A multi-billion-dollar pledge
It’s worth noting that many pharmaceutical companies have already begun investing in U.S.-based production facilities, which may help reduce the sting of the tariffs. The Trump administration has secured promises of $325 billion in pharmaceutical capital expenditure (capex).

Source: U.S. White House
So far this year, America’s capex has been heavily concentrated on building out artificial intelligence (AI) capabilities, with other categories of investment being relatively weak. However, durable goods order data released last week suggested that orders for machinery manufacturing are increasing, which could be symptomatic of an increase in more general investment activity.
Increased investment would be welcome at a time when U.S. jobs growth seems to have almost ground to a halt and would otherwise weigh on growth.

Source: LSEG Datastream
At the time of writing, there has been no additional detail offered beyond the social media post, so it remains unclear how strictly the requirement to have started building production plants will be enforced.
Another factor that may limit the overall impact of these tariffs is the significant stockpiling that has taken place in anticipation of their introduction. The long period of speculation ahead of the ‘Liberation Day’ tariffs allowed companies to build inventories and muted their immediate effects.

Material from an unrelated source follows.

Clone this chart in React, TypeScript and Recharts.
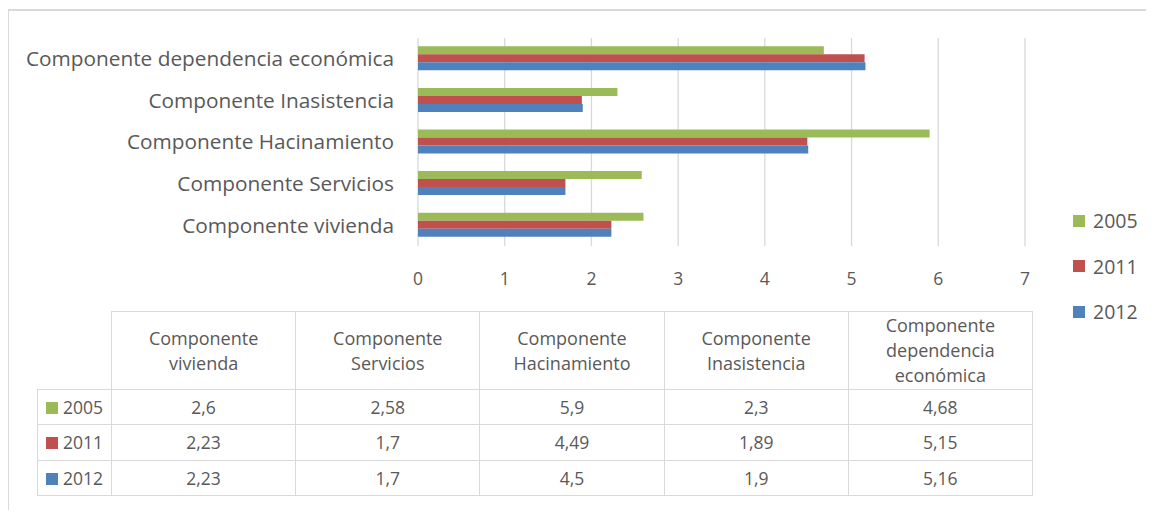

A major trade victory for the European Union?
The imminent onset of the tariffs reveals the value achieved by the European Union (EU) in securing an exemption from sector-specific tariffs as part of its trade deal with President Trump.

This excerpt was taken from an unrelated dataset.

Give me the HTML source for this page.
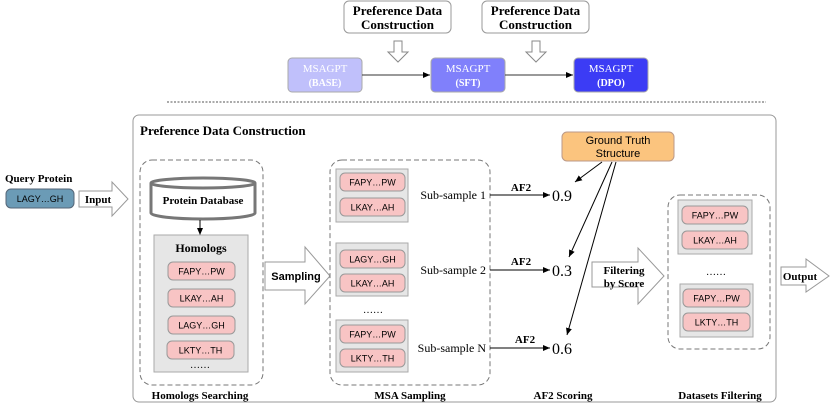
<!DOCTYPE html>
<html><head><meta charset="utf-8"><style>
html,body{margin:0;padding:0;background:#fff;}
svg{display:block;}
.b{font-family:"Liberation Serif",serif;font-weight:bold;}
.s{font-family:"Liberation Sans",sans-serif;}
.r{font-family:"Liberation Serif",serif;}
</style></head><body>
<svg width="830" height="405" viewBox="0 0 830 405" xmlns="http://www.w3.org/2000/svg">
<defs>
<marker id="ah" markerWidth="8" markerHeight="8" refX="7" refY="4" orient="auto" markerUnits="userSpaceOnUse"><path d="M0,1 L7,4 L0,7 z" fill="#000"/></marker>
</defs>
<!-- top section -->
<rect x="344" y="1" width="107" height="32" rx="5" fill="#fff" stroke="#999"/>
<text x="397.5" y="15" class="b" font-size="13" text-anchor="middle">Preference Data</text>
<text x="397.5" y="29" class="b" font-size="13" text-anchor="middle">Construction</text>
<rect x="482" y="1" width="107" height="32" rx="5" fill="#fff" stroke="#999"/>
<text x="535.5" y="15" class="b" font-size="13" text-anchor="middle">Preference Data</text>
<text x="535.5" y="29" class="b" font-size="13" text-anchor="middle">Construction</text>
<path d="M394,41 H402 V52 H408 L398,62 L388,52 H394 Z" fill="#fff" stroke="#888"/>
<path d="M532,41 H540 V52 H546 L536,62 L526,52 H532 Z" fill="#fff" stroke="#888"/>
<rect x="288" y="58" width="74" height="34" rx="4" fill="#c0c0fb" stroke="#aaa"/>
<text x="325" y="72" class="r" font-size="11" fill="#fff" text-anchor="middle">MSAGPT</text>
<text x="325" y="86" class="b" font-size="10" fill="#fff" text-anchor="middle">(BASE)</text>
<rect x="431" y="58" width="74" height="34" rx="4" fill="#8080fb" stroke="#aaa"/>
<text x="468" y="72" class="r" font-size="11" fill="#fff" text-anchor="middle">MSAGPT</text>
<text x="468" y="86" class="b" font-size="10" fill="#fff" text-anchor="middle">(SFT)</text>
<rect x="574" y="58" width="74" height="34" rx="4" fill="#3c3cf5" stroke="#aaa"/>
<text x="611" y="72" class="r" font-size="11" fill="#fff" text-anchor="middle">MSAGPT</text>
<text x="611" y="86" class="b" font-size="10" fill="#fff" text-anchor="middle">(DPO)</text>
<line x1="362" y1="75" x2="430" y2="75" stroke="#333" marker-end="url(#ah)"/>
<line x1="505" y1="75" x2="573" y2="75" stroke="#333" marker-end="url(#ah)"/>
<line x1="167" y1="102" x2="766" y2="102" stroke="#555" stroke-dasharray="2,1.5"/>

<!-- main box -->
<rect x="133" y="115" width="643" height="287" rx="6" fill="#fff" stroke="#999"/>
<text x="140" y="135" class="b" font-size="13">Preference Data Construction</text>

<text x="5" y="182" class="b" font-size="11">Query Protein</text>
<rect x="6" y="189" width="68" height="19" rx="5" fill="#6b9bb6" stroke="#567"/>
<text x="40" y="202" class="s" font-size="9" text-anchor="middle">LAGY…GH</text>
<path d="M79,191 H112 V182 L128,199 L112,216 V207 H79 Z" fill="#fff" stroke="#999"/>
<text x="98" y="203" class="b" font-size="11" text-anchor="middle">Input</text>

<!-- homologs -->
<rect x="140" y="160" width="123" height="225" rx="12" fill="none" stroke="#777" stroke-dasharray="5,3"/>
<path d="M151,183 V213 A52,6 0 0 0 255,213 V183" fill="#fff" stroke="#777" stroke-width="3"/>
<ellipse cx="203" cy="183" rx="52" ry="5" fill="#fff" stroke="#777" stroke-width="3"/>
<text x="203" y="204" class="b" font-size="11" text-anchor="middle">Protein Database</text>
<line x1="200" y1="220" x2="200" y2="235" stroke="#000" marker-end="url(#ah)"/>
<rect x="154" y="235" width="94" height="137" fill="#e6e6e6" stroke="#aaa"/>
<text x="201" y="252" class="b" font-size="12" text-anchor="middle">Homologs</text>
<g class="s" font-size="9" text-anchor="middle">
<rect x="168" y="262" width="67" height="18" rx="5" fill="#f8c4c4" stroke="#999"/><text x="201.5" y="274.5">FAPY…PW</text>
<rect x="168" y="289" width="67" height="18" rx="5" fill="#f8c4c4" stroke="#999"/><text x="201.5" y="301.5">LKAY…AH</text>
<rect x="168" y="316" width="67" height="18" rx="5" fill="#f8c4c4" stroke="#999"/><text x="201.5" y="328.5">LAGY…GH</text>
<rect x="167" y="341" width="67" height="18" rx="5" fill="#f8c4c4" stroke="#999"/><text x="200.5" y="353.5">LKTY…TH</text>
</g>
<text x="200" y="368" class="r" font-size="10" text-anchor="middle">……</text>
<text x="200" y="399" class="b" font-size="11" text-anchor="middle">Homologs Searching</text>

<path d="M265,262 H305 V247 L330,276 L305,304 V290 H265 Z" fill="#fff" stroke="#999"/>
<text x="296" y="280" class="s" font-weight="bold" font-size="11" text-anchor="middle">Sampling</text>

<!-- MSA -->
<rect x="330" y="160" width="160" height="225" rx="12" fill="none" stroke="#777" stroke-dasharray="5,3"/>
<g class="s" font-size="9" text-anchor="middle">
<rect x="336" y="169" width="72" height="53" fill="#e6e6e6" stroke="#aaa"/>
<rect x="340" y="173" width="65" height="18" rx="5" fill="#f8c4c4" stroke="#999"/><text x="372.5" y="185.5">FAPY…PW</text>
<rect x="340" y="198" width="65" height="18" rx="5" fill="#f8c4c4" stroke="#999"/><text x="372.5" y="210.5">LKAY…AH</text>
<rect x="336" y="243" width="72" height="53" fill="#e6e6e6" stroke="#aaa"/>
<rect x="340" y="250" width="65" height="18" rx="5" fill="#f8c4c4" stroke="#999"/><text x="372.5" y="262.5">LAGY…GH</text>
<rect x="340" y="274" width="65" height="18" rx="5" fill="#f8c4c4" stroke="#999"/><text x="372.5" y="286.5">LKAY…AH</text>
<rect x="336" y="320" width="72" height="52" fill="#e6e6e6" stroke="#aaa"/>
<rect x="340" y="325" width="65" height="18" rx="5" fill="#f8c4c4" stroke="#999"/><text x="372.5" y="337.5">FAPY…PW</text>
<rect x="340" y="349" width="65" height="18" rx="5" fill="#f8c4c4" stroke="#999"/><text x="372.5" y="361.5">LKTY…TH</text>
</g>
<text x="373" y="313" class="r" font-size="10" text-anchor="middle">……</text>
<text x="410" y="399" class="b" font-size="11" text-anchor="middle">MSA Sampling</text>

<g class="r" font-size="12" text-anchor="end">
<text x="486" y="199">Sub-sample 1</text>
<text x="486" y="274">Sub-sample 2</text>
<text x="486" y="352">Sub-sample N</text>
</g>
<line x1="490" y1="195" x2="550" y2="195" stroke="#000" marker-end="url(#ah)"/>
<line x1="490" y1="270" x2="550" y2="270" stroke="#000" marker-end="url(#ah)"/>
<line x1="490" y1="348" x2="550" y2="348" stroke="#000" marker-end="url(#ah)"/>
<g class="b" font-size="11" text-anchor="middle">
<text x="521" y="191">AF2</text><text x="521" y="265">AF2</text><text x="525" y="343">AF2</text>
</g>
<g class="r" font-size="16">
<text x="552" y="201">0.9</text><text x="552" y="276">0.3</text><text x="552" y="354">0.6</text>
</g>
<rect x="562" y="132" width="112" height="29" rx="5" fill="#fbc47e" stroke="#b98"/>
<text x="618" y="144" class="s" font-size="11" text-anchor="middle">Ground Truth</text>
<text x="618" y="157" class="s" font-size="11" text-anchor="middle">Structure</text>
<line x1="602" y1="162" x2="575" y2="182" stroke="#000" marker-end="url(#ah)"/>
<line x1="612" y1="162" x2="569" y2="257" stroke="#000" marker-end="url(#ah)"/>
<line x1="616" y1="162" x2="567" y2="335" stroke="#000" marker-end="url(#ah)"/>
<text x="563" y="399" class="b" font-size="11" text-anchor="middle">AF2 Scoring</text>

<path d="M592,262 H638 V248 L664,276 L638,304 V287 H592 Z" fill="#fff" stroke="#999"/>
<text x="624" y="274" class="b" font-size="11" text-anchor="middle">Filtering</text>
<text x="624" y="287" class="b" font-size="11" text-anchor="middle">by Score</text>

<rect x="668" y="195" width="102" height="154" rx="12" fill="none" stroke="#777" stroke-dasharray="5,3"/>
<g class="s" font-size="9" text-anchor="middle">
<rect x="678" y="200" width="74" height="54" fill="#e6e6e6" stroke="#aaa"/>
<rect x="682" y="206" width="66" height="18" rx="5" fill="#f8c4c4" stroke="#999"/><text x="715" y="218.5">FAPY…PW</text>
<rect x="682" y="231" width="66" height="18" rx="5" fill="#f8c4c4" stroke="#999"/><text x="715" y="243.5">LKAY…AH</text>
<rect x="680" y="284" width="73" height="53" fill="#e6e6e6" stroke="#aaa"/>
<rect x="683" y="289" width="67" height="18" rx="5" fill="#f8c4c4" stroke="#999"/><text x="716.5" y="301.5">FAPY…PW</text>
<rect x="683" y="313" width="67" height="18" rx="5" fill="#f8c4c4" stroke="#999"/><text x="716.5" y="325.5">LKTY…TH</text>
</g>
<text x="716" y="275" class="r" font-size="10" text-anchor="middle">……</text>
<text x="720" y="399" class="b" font-size="11" text-anchor="middle">Datasets Filtering</text>

<path d="M781,267 H806 V259 L829,276 L806,292 V285 H781 Z" fill="#fff" stroke="#999"/>
<text x="800" y="280" class="b" font-size="11" text-anchor="middle">Output</text>
</svg>
</body></html>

This could prove to be a major victory, particularly for Ireland. In 2024, U.S. imports of medicinal and pharmaceutical products reached $234 billion – the top 10 exporters to the U.S. were led by Ireland ($65.7 billion, 28.1% of total imports). In contrast, the UK and Switzerland, which are not EU members, have not been afforded the same protection.

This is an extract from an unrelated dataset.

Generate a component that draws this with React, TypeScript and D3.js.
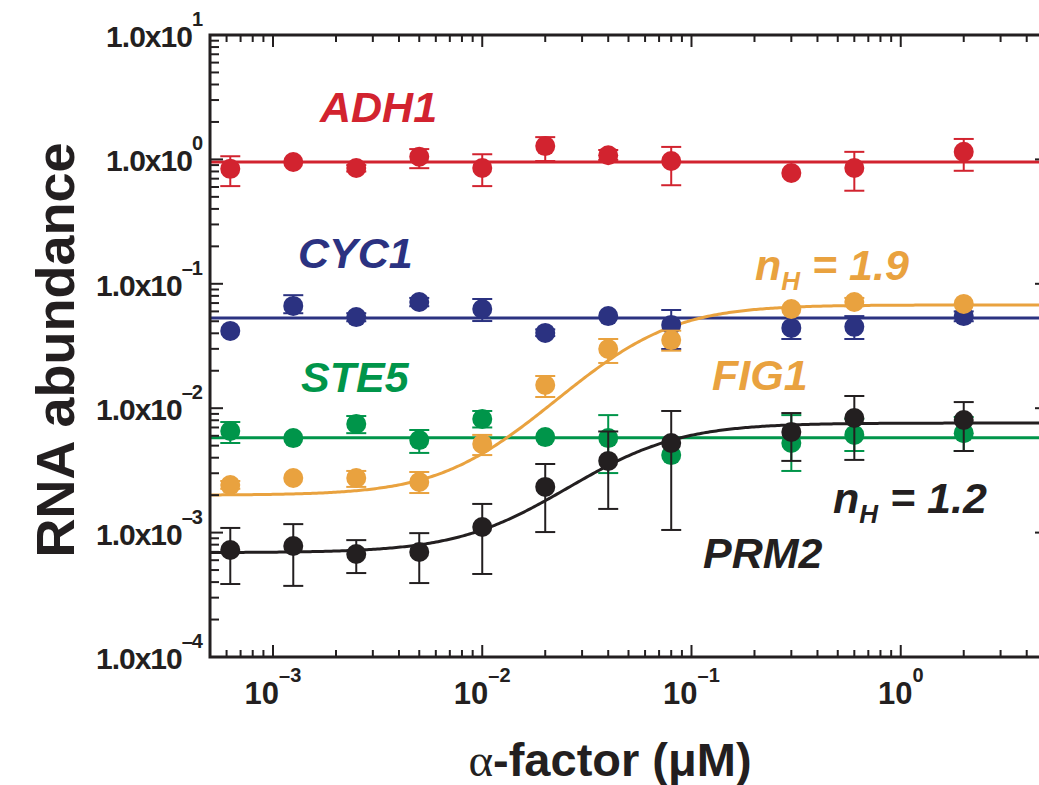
import React from 'react';
import * as d3 from 'd3';

// doses of alpha-factor (uM)
const doses = [0.000625, 0.00125, 0.0025, 0.005, 0.01, 0.02, 0.04, 0.08, 0.3, 0.6, 2];

// RNA abundance per gene (value, error low, error high; null = no bar drawn)
const adh1 = [0.84, 0.953, 0.853, 1.05, 0.853, 1.28, 1.08, 0.97, 0.778, 0.853, 1.15];
const adh1Lo = [0.61, null, 0.8, 0.85, 0.61, 0.97, 0.99, 0.62, null, 0.56, 0.81];
const adh1Hi = [1.06, null, 0.9, 1.21, 1.1, 1.51, 1.19, 1.26, null, 1.15, 1.46];

const cyc1 = [0.0418, 0.0664, 0.054, 0.0714, 0.0627, 0.0403, 0.055, 0.0467, 0.0442, 0.0451, 0.055];
const cyc1Lo = [null, 0.058, 0.05, 0.066, 0.0502, 0.038, null, 0.0299, 0.036, 0.036, 0.05];
const cyc1Hi = [null, 0.081, 0.058, 0.077, 0.0755, 0.043, null, 0.0616, 0.053, 0.055, 0.06];

const ste5 = [0.00656, 0.00575, 0.00746, 0.00554, 0.00818, 0.00586, 0.00575, 0.0042, 0.00525, 0.0061, 0.0063];
const ste5Lo = [0.00525, null, 0.0063, 0.00437, 0.007, null, 0.00301, null, 0.00313, 0.00453, 0.00453];
const ste5Hi = [0.00774, null, 0.00865, 0.00668, 0.0095, null, 0.0088, null, 0.0088, 0.0082, 0.0085];

const fig1 = [0.00241, 0.00275, 0.00275, 0.00255, 0.00515, 0.01535, 0.0299, 0.0353, 0.0627, 0.0714, 0.0689];
const fig1Lo = [0.00225, null, 0.00233, 0.00208, 0.0042, 0.0123, 0.0231, 0.029, null, 0.066, null];
const fig1Hi = [0.0026, null, 0.00313, 0.00307, 0.0061, 0.01815, 0.036, 0.042, null, 0.077, null];

const prm2 = [0.000724, 0.00078, 0.000673, 0.000698, 0.00111, 0.00233, 0.00377, 0.00525, 0.00644, 0.00834, 0.00803];
const prm2Lo = [0.000386, 0.000373, 0.000473, 0.000393, 0.000465, 0.00101, 0.00155, 0.00105, 0.00377, 0.00384, 0.00453];
const prm2Hi = [0.00109, 0.00117, 0.00087, 0.00099, 0.0017, 0.00356, 0.0065, 0.0095, 0.00914, 0.01253, 0.0112];

// fitted lines: flat levels and Hill curves [base, top, K, n]
const adh1Level = 0.953;
const cyc1Level = 0.053;
const ste5Level = 0.0058;
const fig1Fit = [0.002, 0.0676, 0.057, 1.9];
const prm2Fit = [0.00069, 0.0076, 0.05, 1.8];

const xTickValues = [0.001, 0.01, 0.1, 1];
const xTickExps = ['\u20133', '\u20132', '\u20131', '0'];
const yTickValues = [10, 1, 0.1, 0.01, 0.001, 0.0001];
const yTickExps = ['1', '0', '\u20131', '\u20132', '\u20133', '\u20134'];

const RED = '#d2232f';
const NAVY = '#2b3281';
const GREEN = '#00954a';
const ORANGE = '#e9a23f';
const BLACK = '#231f20';

const W = 1039;
const H = 785;
const left = 210, right = 1047, top = 35, bottom = 657;

const x = d3.scaleLog().domain([0.0005, 5]).range([left, right]);
const y = d3.scaleLog().domain([0.0001, 10]).range([bottom, top]);

const hill = (p: number[], c: number) => p[0] + (p[1] - p[0]) * Math.pow(c, p[3]) / (Math.pow(c, p[3]) + Math.pow(p[2], p[3]));

const curveX = d3.range(0, 401).map(i => Math.pow(10, Math.log10(0.0005) + i * 4 / 400));

const series = [
  { v: adh1, lo: adh1Lo, hi: adh1Hi, color: RED, fit: (c: number) => adh1Level },
  { v: cyc1, lo: cyc1Lo, hi: cyc1Hi, color: NAVY, fit: (c: number) => cyc1Level },
  { v: ste5, lo: ste5Lo, hi: ste5Hi, color: GREEN, fit: (c: number) => ste5Level },
  { v: fig1, lo: fig1Lo, hi: fig1Hi, color: ORANGE, fit: (c: number) => hill(fig1Fit, c) },
  { v: prm2, lo: prm2Lo, hi: prm2Hi, color: BLACK, fit: (c: number) => hill(prm2Fit, c) },
];

function minorTicks(domain: number[]) {
  const out: { v: number; major: boolean }[] = [];
  for (let e = -5; e <= 2; e++) {
    for (let k = 1; k <= 9; k++) {
      const v = k * Math.pow(10, e);
      if (v >= domain[0] * 0.999 && v <= domain[1] * 1.001) out.push({ v, major: k === 1 });
    }
  }
  return out;
}

const font = '"Liberation Sans", Arial, sans-serif';

export default function App() {
  const xt = minorTicks(x.domain());
  const yt = minorTicks(y.domain());
  return (
    <svg width={W} height={H} style={{ position: 'absolute', left: 0, top: 0, background: '#fff' }} fontFamily={font}>
      {/* fit lines */}
      {series.map((s, i) => (
        <path key={'f' + i}
          d={d3.line<number>().x(c => x(c)).y(c => y(s.fit(c)))(curveX) || ''}
          fill="none" stroke={s.color} strokeWidth={3} />
      ))}
      {/* error bars and points */}
      {series.map((s, i) => (
        <g key={'s' + i}>
          {doses.map((d, j) => s.lo[j] == null ? null : (
            <g key={j} stroke={s.color} strokeWidth={2}>
              <line x1={x(d)} x2={x(d)} y1={y(s.lo[j] as number)} y2={y(s.hi[j] as number)} />
              <line x1={x(d) - 10} x2={x(d) + 10} y1={y(s.lo[j] as number)} y2={y(s.lo[j] as number)} />
              <line x1={x(d) - 10} x2={x(d) + 10} y1={y(s.hi[j] as number)} y2={y(s.hi[j] as number)} />
            </g>
          ))}
          {doses.map((d, j) => (
            <circle key={'c' + j} cx={x(d)} cy={y(s.v[j])} r={10} fill={s.color} />
          ))}
        </g>
      ))}
      {/* frame */}
      <rect x={left} y={top} width={right - left} height={bottom - top} fill="none" stroke={BLACK} strokeWidth={3} />
      <g stroke={BLACK} strokeWidth={2}>
        {xt.map((t, i) => (
          <g key={'xt' + i}>
            <line x1={x(t.v)} x2={x(t.v)} y1={bottom} y2={bottom - (t.major ? 12 : 7)} />
            <line x1={x(t.v)} x2={x(t.v)} y1={top} y2={top + (t.major ? 12 : 7)} />
          </g>
        ))}
        {yt.map((t, i) => (
          <g key={'yt' + i}>
            <line x1={left} x2={left + (t.major ? 13 : 9)} y1={y(t.v)} y2={y(t.v)} />
            <line x1={right} x2={right - (t.major ? 12 : 7)} y1={y(t.v)} y2={y(t.v)} />
          </g>
        ))}
      </g>
      {/* tick labels */}
      {xTickValues.map((v, i) => (
        <text key={'xl' + i} x={x(v)} y={704} textAnchor="middle" fontWeight="bold" fontSize={31} fill={BLACK}>
          10<tspan fontSize={20} dy={-22}>{xTickExps[i]}</tspan>
        </text>
      ))}
      {yTickValues.map((v, i) => (
        <text key={'yl' + i} x={202} y={y(v) + 12} textAnchor="end" fontWeight="bold" fontSize={30} fill={BLACK} letterSpacing={-1}>
          1.0x10<tspan fontSize={20} dy={-21}>{yTickExps[i]}</tspan>
        </text>
      ))}
      {/* axis titles */}
      <text transform="translate(74,350) rotate(-90)" textAnchor="middle" fontWeight="bold" fontSize={54} fill={BLACK}>RNA abundance</text>
      <text x={610} y={776} textAnchor="middle" fontWeight="bold" fontSize={47} fill={BLACK}>
        <tspan fontFamily='"Liberation Serif", "Times New Roman", serif' fontWeight="normal">{'\u03b1'}</tspan>-factor ({'\u03bc'}M)
      </text>
      {/* gene labels */}
      <g fontWeight="bold" fontStyle="italic" fontSize={43}>
        <text x={320} y={122} fill={RED}>ADH1</text>
        <text x={298} y={268} fill={NAVY}>CYC1</text>
        <text x={301} y={392} fill={GREEN}>STE5</text>
        <text x={712} y={390} fill={ORANGE}>FIG1</text>
        <text x={703} y={568} fill={BLACK}>PRM2</text>
        <text x={755} y={280} fill={ORANGE}>n<tspan fontSize={26} dy={10}>H</tspan><tspan dy={-10}> = 1.9</tspan></text>
        <text x={833} y={513} fill={BLACK}>n<tspan fontSize={26} dy={10}>H</tspan><tspan dy={-10}> = 1.2</tspan></text>
      </g>
    </svg>
  );
}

The UK deal included references to special rates being considered in the event of tariffs being introduced under Section 232, but no concrete agreement has been reached. As the situation continues to unfold, investors will be watching closely to see how these tariffs play out and what impact they will have on the global economy.
Considering the exemptions for U.S. production, the existing commitments to expand domestic manufacturing, the EU exemption, and prior stockpiling efforts, the tariffs are likely to have much less impact than their headlines suggest.
It would also be politically prudent to avoid causing the price of medications to double at a time when many Americans believe the president should be counting reducing inflation as one of his top priorities.
In addition to the pharmaceutical tariffs, President Trump also announced tariffs on a range of other products, including heavy trucks (25%), upholstered furniture (30%), and kitchen and bathroom furniture (50%).
Trump meets Zelensky
President Trump and Ukrainian President Volodymyr Zelensky met last week on the sidelines of the United Nations General Assembly in New York. The tone was dramatically different from that of the ill-fated February meeting between the two (and U.S. Vice President JD Vance).
The most significant outcome was a major public shift in Trump’s stance on the war. The president declared that Ukraine could win back all of its territory from Russia and explicitly endorsed the potential for NATO to use force to shoot down Russian aircraft.
Coming up
- Jobs growth: September’s U.S. jobs growth is expected to be just 50,000, the lowest forecast since the COVID-19 crisis.
- The Labour Party Conference: The government will use its conference to try and reset its agenda.
- China holiday: The booming Chinese market will close for Golden Week from Wednesday.